Objective
Give every line of the data again, unchanged, but with no pictures.
— START OF Given material —
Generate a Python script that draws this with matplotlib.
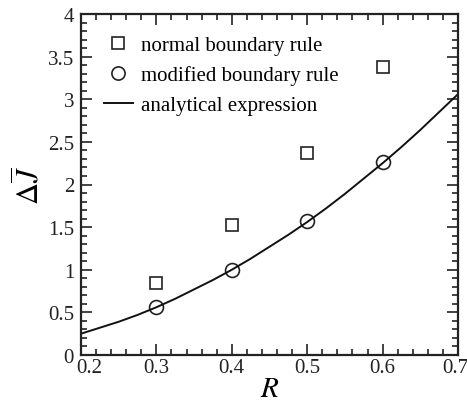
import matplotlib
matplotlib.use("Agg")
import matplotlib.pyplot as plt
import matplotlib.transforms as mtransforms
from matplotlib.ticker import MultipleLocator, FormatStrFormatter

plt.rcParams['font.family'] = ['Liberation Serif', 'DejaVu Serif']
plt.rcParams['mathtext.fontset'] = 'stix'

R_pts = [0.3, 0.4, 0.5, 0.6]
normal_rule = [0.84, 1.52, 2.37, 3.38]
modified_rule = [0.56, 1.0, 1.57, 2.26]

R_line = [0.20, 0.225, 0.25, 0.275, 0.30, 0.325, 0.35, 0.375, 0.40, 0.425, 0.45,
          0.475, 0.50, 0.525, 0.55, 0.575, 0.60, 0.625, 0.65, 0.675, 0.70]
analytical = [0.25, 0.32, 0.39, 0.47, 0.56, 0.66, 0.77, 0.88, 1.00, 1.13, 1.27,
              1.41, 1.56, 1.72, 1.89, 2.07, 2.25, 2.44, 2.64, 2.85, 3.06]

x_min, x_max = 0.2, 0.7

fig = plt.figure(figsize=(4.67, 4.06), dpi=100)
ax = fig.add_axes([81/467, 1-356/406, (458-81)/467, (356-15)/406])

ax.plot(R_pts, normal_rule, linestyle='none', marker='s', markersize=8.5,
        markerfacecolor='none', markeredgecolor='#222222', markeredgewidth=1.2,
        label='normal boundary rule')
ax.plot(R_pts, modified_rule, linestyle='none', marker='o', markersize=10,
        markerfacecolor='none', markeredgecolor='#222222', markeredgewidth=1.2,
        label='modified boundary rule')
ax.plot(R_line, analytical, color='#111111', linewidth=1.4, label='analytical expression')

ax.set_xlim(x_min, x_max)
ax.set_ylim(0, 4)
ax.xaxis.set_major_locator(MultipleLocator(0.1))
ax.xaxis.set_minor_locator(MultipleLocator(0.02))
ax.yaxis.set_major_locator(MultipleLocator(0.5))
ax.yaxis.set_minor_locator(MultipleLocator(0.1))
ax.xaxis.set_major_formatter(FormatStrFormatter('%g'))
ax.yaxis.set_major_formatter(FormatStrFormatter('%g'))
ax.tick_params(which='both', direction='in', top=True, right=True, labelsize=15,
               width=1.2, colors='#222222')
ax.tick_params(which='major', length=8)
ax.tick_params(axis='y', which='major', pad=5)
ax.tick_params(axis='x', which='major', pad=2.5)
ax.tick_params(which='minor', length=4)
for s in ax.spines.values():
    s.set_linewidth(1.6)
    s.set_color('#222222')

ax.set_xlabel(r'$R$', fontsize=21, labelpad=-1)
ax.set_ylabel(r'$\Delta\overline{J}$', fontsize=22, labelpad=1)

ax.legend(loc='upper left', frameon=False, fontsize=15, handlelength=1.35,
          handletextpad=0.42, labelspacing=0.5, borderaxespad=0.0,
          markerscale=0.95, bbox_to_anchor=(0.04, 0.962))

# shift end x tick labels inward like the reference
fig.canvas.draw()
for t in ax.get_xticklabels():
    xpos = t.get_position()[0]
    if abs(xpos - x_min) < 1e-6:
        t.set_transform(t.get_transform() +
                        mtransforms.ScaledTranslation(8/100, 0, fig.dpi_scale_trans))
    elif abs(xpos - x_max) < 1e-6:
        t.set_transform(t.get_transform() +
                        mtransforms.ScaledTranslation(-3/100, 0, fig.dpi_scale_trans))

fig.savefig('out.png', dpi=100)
— END OF Given material —
Reply
Generate a Python script that draws this with matplotlib.
import matplotlib
matplotlib.use("Agg")
import matplotlib.pyplot as plt
import matplotlib.transforms as mtransforms
from matplotlib.ticker import MultipleLocator, FormatStrFormatter

plt.rcParams['font.family'] = ['Liberation Serif', 'DejaVu Serif']
plt.rcParams['mathtext.fontset'] = 'stix'

R_pts = [0.3, 0.4, 0.5, 0.6]
normal_rule = [0.84, 1.52, 2.37, 3.38]
modified_rule = [0.56, 1.0, 1.57, 2.26]

R_line = [0.20, 0.225, 0.25, 0.275, 0.30, 0.325, 0.35, 0.375, 0.40, 0.425, 0.45,
          0.475, 0.50, 0.525, 0.55, 0.575, 0.60, 0.625, 0.65, 0.675, 0.70]
analytical = [0.25, 0.32, 0.39, 0.47, 0.56, 0.66, 0.77, 0.88, 1.00, 1.13, 1.27,
              1.41, 1.56, 1.72, 1.89, 2.07, 2.25, 2.44, 2.64, 2.85, 3.06]

x_min, x_max = 0.2, 0.7

fig = plt.figure(figsize=(4.67, 4.06), dpi=100)
ax = fig.add_axes([81/467, 1-356/406, (458-81)/467, (356-15)/406])

ax.plot(R_pts, normal_rule, linestyle='none', marker='s', markersize=8.5,
        markerfacecolor='none', markeredgecolor='#222222', markeredgewidth=1.2,
        label='normal boundary rule')
ax.plot(R_pts, modified_rule, linestyle='none', marker='o', markersize=10,
        markerfacecolor='none', markeredgecolor='#222222', markeredgewidth=1.2,
        label='modified boundary rule')
ax.plot(R_line, analytical, color='#111111', linewidth=1.4, label='analytical expression')

ax.set_xlim(x_min, x_max)
ax.set_ylim(0, 4)
ax.xaxis.set_major_locator(MultipleLocator(0.1))
ax.xaxis.set_minor_locator(MultipleLocator(0.02))
ax.yaxis.set_major_locator(MultipleLocator(0.5))
ax.yaxis.set_minor_locator(MultipleLocator(0.1))
ax.xaxis.set_major_formatter(FormatStrFormatter('%g'))
ax.yaxis.set_major_formatter(FormatStrFormatter('%g'))
ax.tick_params(which='both', direction='in', top=True, right=True, labelsize=15,
               width=1.2, colors='#222222')
ax.tick_params(which='major', length=8)
ax.tick_params(axis='y', which='major', pad=5)
ax.tick_params(axis='x', which='major', pad=2.5)
ax.tick_params(which='minor', length=4)
for s in ax.spines.values():
    s.set_linewidth(1.6)
    s.set_color('#222222')

ax.set_xlabel(r'$R$', fontsize=21, labelpad=-1)
ax.set_ylabel(r'$\Delta\overline{J}$', fontsize=22, labelpad=1)

ax.legend(loc='upper left', frameon=False, fontsize=15, handlelength=1.35,
          handletextpad=0.42, labelspacing=0.5, borderaxespad=0.0,
          markerscale=0.95, bbox_to_anchor=(0.04, 0.962))

# shift end x tick labels inward like the reference
fig.canvas.draw()
for t in ax.get_xticklabels():
    xpos = t.get_position()[0]
    if abs(xpos - x_min) < 1e-6:
        t.set_transform(t.get_transform() +
                        mtransforms.ScaledTranslation(8/100, 0, fig.dpi_scale_trans))
    elif abs(xpos - x_max) < 1e-6:
        t.set_transform(t.get_transform() +
                        mtransforms.ScaledTranslation(-3/100, 0, fig.dpi_scale_trans))

fig.savefig('out.png', dpi=100)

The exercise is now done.